The module hinges on completing three readings to cover material on the Abdali project, Jordan’s political system, and the history of society, political structure, and environmental change in the Middle East. These readings are:
Butzer, K. (2012). Collapse, environment, and society. Proceedings of the National Academy of Sciences 109(10): 3632-3639.
Daher, R. (2013). Neoliberal urban transformations in the arab city: meta-narratives, urban disparities and the emergence of consumerist utopias and geographies of inequalities in Amman. Urban Environment 7: 99-115.
Goldberg, J. (2013). The modern king in the Arab Spring. The Atlantic (April)

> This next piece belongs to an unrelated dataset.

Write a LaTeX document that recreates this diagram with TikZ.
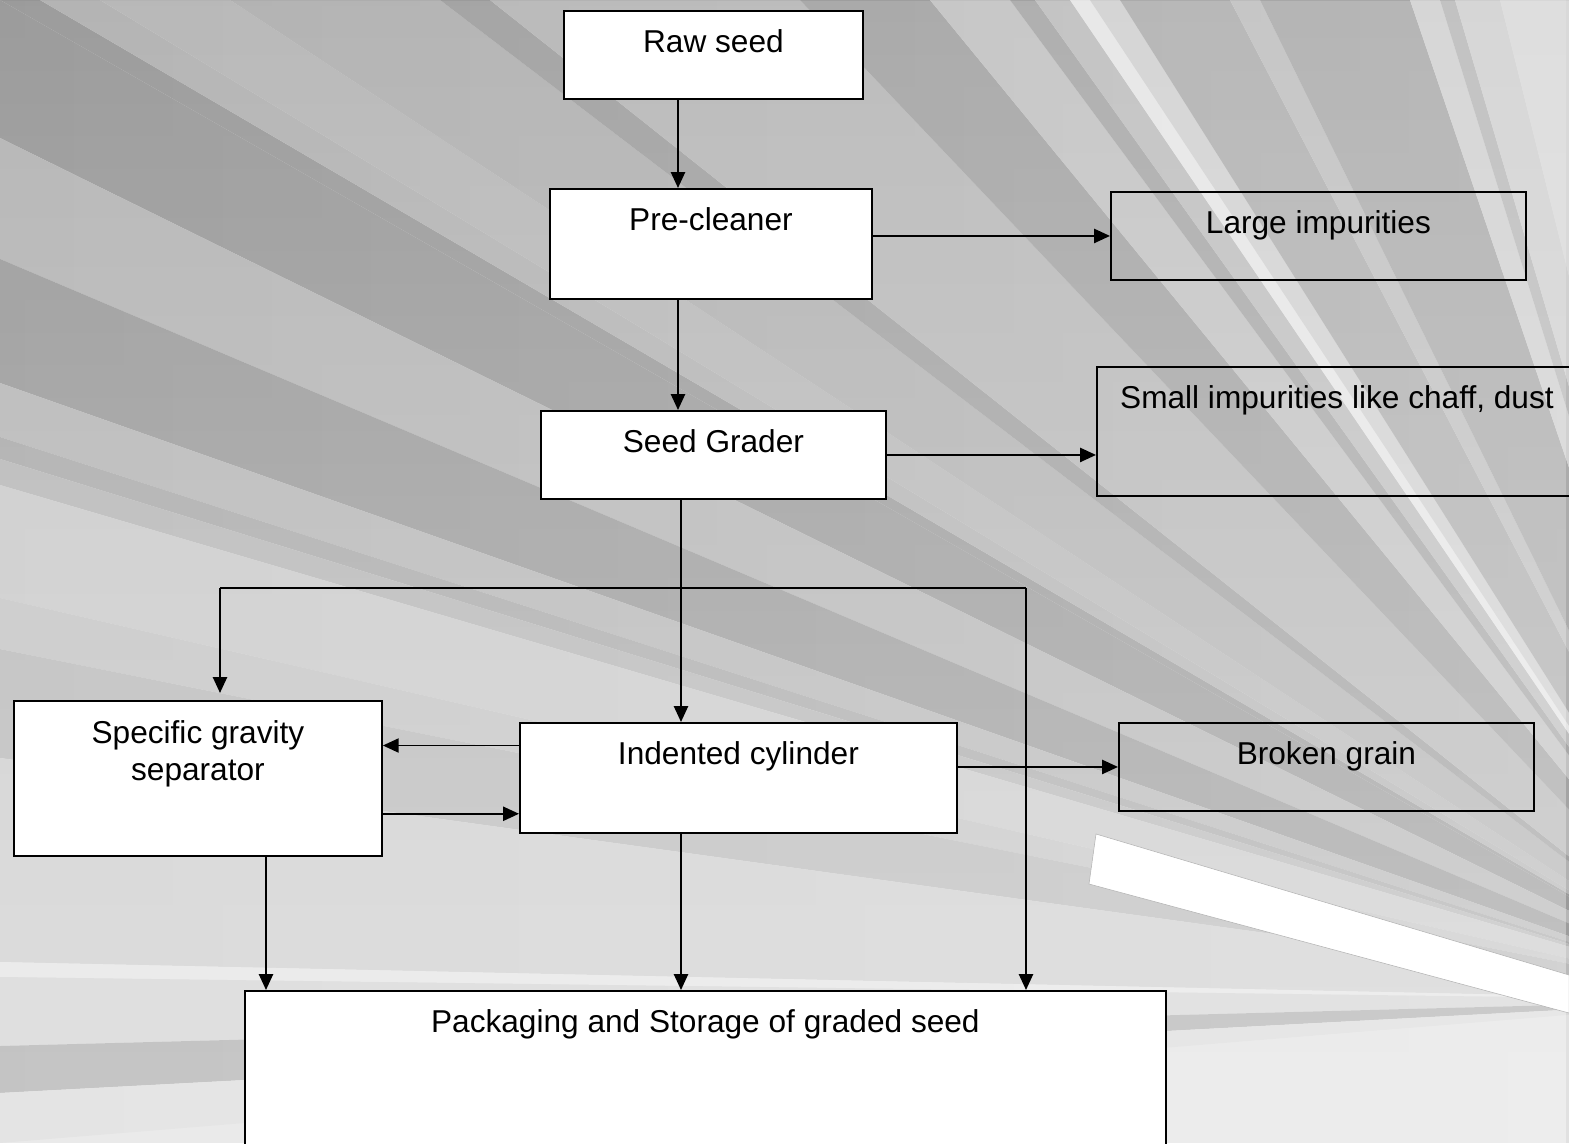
\documentclass[tikz,border=0pt]{standalone}
\usepackage{fontspec}
\setmainfont{Liberation Sans}
\usepackage{tikz}
\usetikzlibrary{arrows.meta, calc, fadings}

\tikzfading[name=downlight, top color=transparent!100, bottom color=transparent!45]
\tikzfading[name=rightlight, left color=transparent!100, right color=transparent!75]

\begin{document}
\begin{tikzpicture}[
  x=0.02cm, y=-0.02cm,
  procbox/.style={draw, line width=1.1pt, fill=white, inner sep=0pt, anchor=north west,
    align=center, text height=0.84cm, font=\fontsize{18}{21.6}\selectfont},
  wastebox/.style={procbox, fill=none},
  flow/.style={line width=1.1pt, -{Triangle[length=9pt, width=8pt]}}
]
  \useasboundingbox (0,0) rectangle (1569,1143);

  % background rays
  \coordinate (C) at (1750,1000);
  \begin{scope}
    \clip (0,0) rectangle (1569,1143);
    \fill[black!14] (0,0) rectangle (1569,1143);
    \foreach \ya/\yb/\g in {0/138/48, 138/259/35, 259/383/47, 383/437/34, 437/459/40,
        459/485/34, 485/598/25, 598/649/28, 649/758/33, 758/962/23, 962/977/13,
        977/1046/21, 1046/1093/40, 1093/1143/18}
      \fill[black!\g] (C) -- (0,\ya) -- (0,\yb) -- cycle;
    \foreach \xa/\xb/\g in {0/40/48, 40/100/36, 100/230/34, 230/440/37, 440/490/45,
        490/800/34, 800/930/44, 930/1010/29, 1010/1035/42, 1035/1070/31, 1070/1090/12,
        1090/1120/22, 1120/1230/38, 1230/1260/30, 1260/1410/40, 1410/1440/22,
        1440/1455/33, 1455/1500/22, 1500/1569/18}
      \fill[black!\g] (C) -- (\xa,0) -- (\xb,0) -- cycle;
    \fill[white, path fading=downlight] (0,-571) rectangle (1569,1714);
    \fill[white, path fading=rightlight] (-785,0) rectangle (2354,1143);
    \fill[white, draw=black!30, line width=0.3pt] (1096,834) -- (1569,975) -- (1569,1013) -- (1089,884) -- cycle;
  \end{scope}

  % boxes
  \node[procbox, minimum width=5.98cm, text depth=0.92cm] (raw) at (563,10) {Raw seed};
  \node[procbox, minimum width=6.44cm, text depth=1.36cm] (pre) at (549,188) {Pre-cleaner};
  \node[procbox, minimum width=6.9cm, text depth=0.92cm] (grader) at (540,410) {Seed Grader};
  \node[wastebox, minimum width=8.3cm, text depth=0.92cm] (large) at (1110,191) {Large impurities};
  \node[wastebox, minimum width=9.6cm, text depth=1.74cm] (small) at (1096,366) {Small impurities like chaff, dust};
  \node[procbox, minimum width=7.36cm, text height=1.6cm, text depth=1.5cm] (sgs) at (13,700) {Specific gravity\\separator};
  \node[procbox, minimum width=8.74cm, text depth=1.36cm] (ind) at (519,722) {Indented cylinder};
  \node[wastebox, minimum width=8.3cm, text depth=0.92cm] (broken) at (1118,722) {Broken grain};
  \node[procbox, minimum width=18.42cm, text depth=2.56cm] (pack) at (244,990) {Packaging and Storage of graded seed};

  % connectors
  \coordinate (spine) at (678,0);
  \coordinate (core) at (681,0);
  \coordinate (busL) at (220,588);
  \coordinate (busR) at (1026,588);
  \coordinate (drop) at (266,0);
  \coordinate (back) at ($(ind.north west)!0.21!(ind.south west)$);
  \coordinate (fwd) at ($(ind.north west)!0.82!(ind.south west)$);

  \draw[flow] (raw.south -| spine) -- (pre.north -| spine);
  \draw[flow] (pre.south -| spine) -- (grader.north -| spine);
  \draw[flow] (pre.east |- large.west) -- (large.west);
  \draw[flow] (grader.east) -- (small.west |- grader.east);
  \draw[flow] (grader.south -| core) -- (ind.north -| core);
  \draw[line width=1.1pt] (busL) -- (busR);
  \draw[flow, shorten >=4pt] (busL) -- (sgs.north -| busL);
  \draw[flow] (busR) -- (pack.north -| busR);
  \draw[flow] (back) -- (sgs.east |- back);
  \draw[flow] (sgs.east |- fwd) -- (fwd);
  \draw[flow] (ind.east |- broken.west) -- (broken.west);
  \draw[flow] (sgs.south -| drop) -- (pack.north -| drop);
  \draw[flow] (ind.south -| core) -- (pack.north -| core);
\end{tikzpicture}
\end{document}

Guided discussion of readings (Day 1: 90 minutes) with questions that prompt exploration of and connections between these readings.
Outcomes and Significance
Student learning can be evaluated in three steps:
Learners provide written responses about their experience with Day 1 of the module. The prompts in the document Abdali case feedback may be used for such an assessment (see Resources & Materials). Responses can be read against the learning goals of the module. This exercise may identify opportunities to help learners make new connections to the material or reiterate insights that align with the goals.

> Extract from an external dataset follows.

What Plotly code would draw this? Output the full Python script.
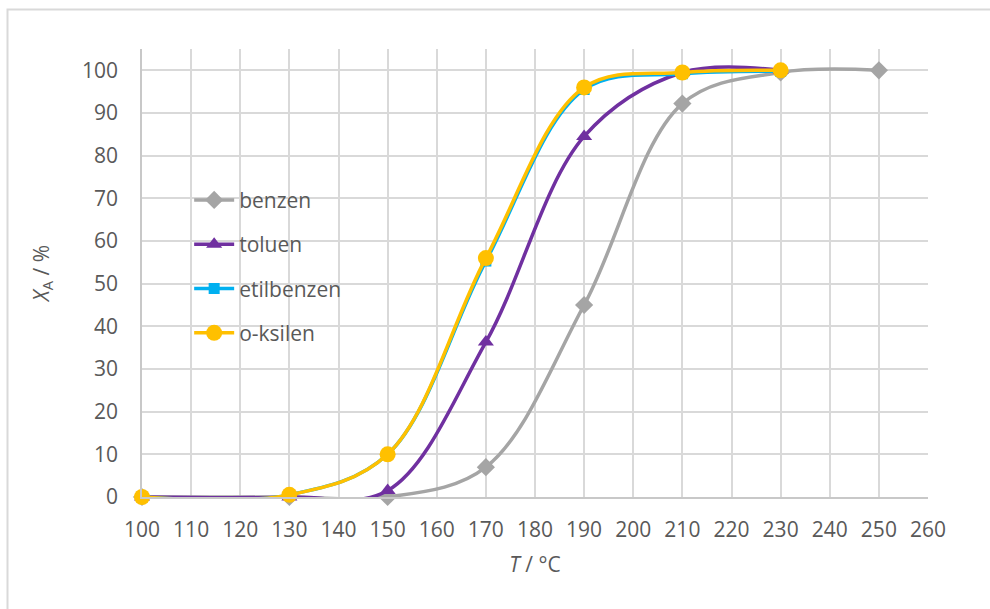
import plotly.graph_objects as go

# ---- data ----
t_benzen = [100, 130, 150, 170, 190, 210, 230, 250]
x_benzen = [0, 0, 0, 7, 45, 92.2, 99.5, 100]

t_toluen = [100, 130, 150, 170, 190, 210, 230]
x_toluen = [0, 0, 1.5, 36.3, 84.5, 99.5, 100]

t_etil = [100, 130, 150, 170, 190, 210, 230]
x_etil = [0, 0.5, 10, 55.3, 95.5, 99.2, 99.8]

t_oks = [100, 130, 150, 170, 190, 210, 230]
x_oks = [0, 0.5, 10, 56, 96, 99.5, 100]

names = ["benzen", "toluen", "etilbenzen", "o-ksilen"]
colors = ["#A5A5A5", "#7030A0", "#00B0F0", "#FFC000"]
symbols = ["diamond", "triangle-up", "square", "circle"]
msizes = [14, 14, 11, 16]

series = [(t_benzen, x_benzen), (t_toluen, x_toluen), (t_etil, x_etil), (t_oks, x_oks)]

FONT = "Open Sans"
TXT = "#595959"
FS = 21

fig = go.Figure()
for i, (tx, ty) in enumerate(series):
    fig.add_trace(go.Scatter(
        x=tx, y=ty, name=names[i], mode="lines+markers",
        line=dict(color=colors[i], width=3.5, shape="spline", smoothing=1.0),
        marker=dict(symbol=symbols[i], size=msizes[i], color=colors[i]),
        cliponaxis=False, legendgroup=names[i],
    ))

fig.update_layout(
    width=990, height=609,
    margin=dict(l=142, r=62, t=49, b=112),
    paper_bgcolor="white", plot_bgcolor="white",
    font=dict(family=FONT, size=FS, color=TXT),
    showlegend=True,
    legend=dict(x=0.06, y=0.708, xanchor="left", yanchor="top",
                bgcolor="rgba(0,0,0,0)", traceorder="grouped",
                tracegroupgap=14, font=dict(family=FONT, size=FS, color=TXT),
                itemwidth=40),
    xaxis=dict(range=[100, 260], tick0=100, dtick=10, showgrid=True,
               gridcolor="#D9D9D9", gridwidth=1.5, zeroline=False,
               showline=True, linecolor="#C8C8C8", linewidth=1.5,
               ticks="", ticklabelstandoff=13,
               title=dict(text="<i>T</i> / °C", standoff=15,
                          font=dict(family=FONT, size=FS, color=TXT))),
    yaxis=dict(range=[0, 105], tick0=0, dtick=10, showgrid=True,
               gridcolor="#D9D9D9", gridwidth=1.5, zeroline=False,
               showline=True, linecolor="#C8C8C8", linewidth=1.5,
               ticks="", ticklabelstandoff=18,
               title=dict(text="<i>X</i><sub>A</sub> / %", standoff=27,
                          font=dict(family=FONT, size=FS, color=TXT))),
    shapes=[dict(type="rect", xref="paper", yref="paper",
                 x0=(7.5 - 142) / 786, x1=1.2, y0=-0.4, y1=(497 - 9.5) / 448,
                 line=dict(color="#D9D9D9", width=2), layer="below")],
)

fig.write_html("out.html", config={"displayModeBar": False},
               post_script="document.body.style.margin='0';document.body.style.padding='0';")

Learners provide written responses about the entire module after Day 2. The questions in document Learning Modules Feedback may be used for this step (see Resources & Materials). Responses can be read against the goals for the exercise as well as the larger goals for the course in order to help understand how learners are connecting the lessons of the module with broader modes of analysis and critical discussion of sustainability. Learners should be able to indicate how the exercise engages them to think using multiple disciplines.
Learners complete an independent research paper on a topic of their choosing, which must reflect critical thinking about sustainability and the tensions that exist among its multiple dimensions. The Research Paper Rubric (see Resources & Materials) can be used to evaluate the work and assess how well learners engage in multidisciplinary thinking (modeled in the Abdali case study) to frame and evaluate their independent research question.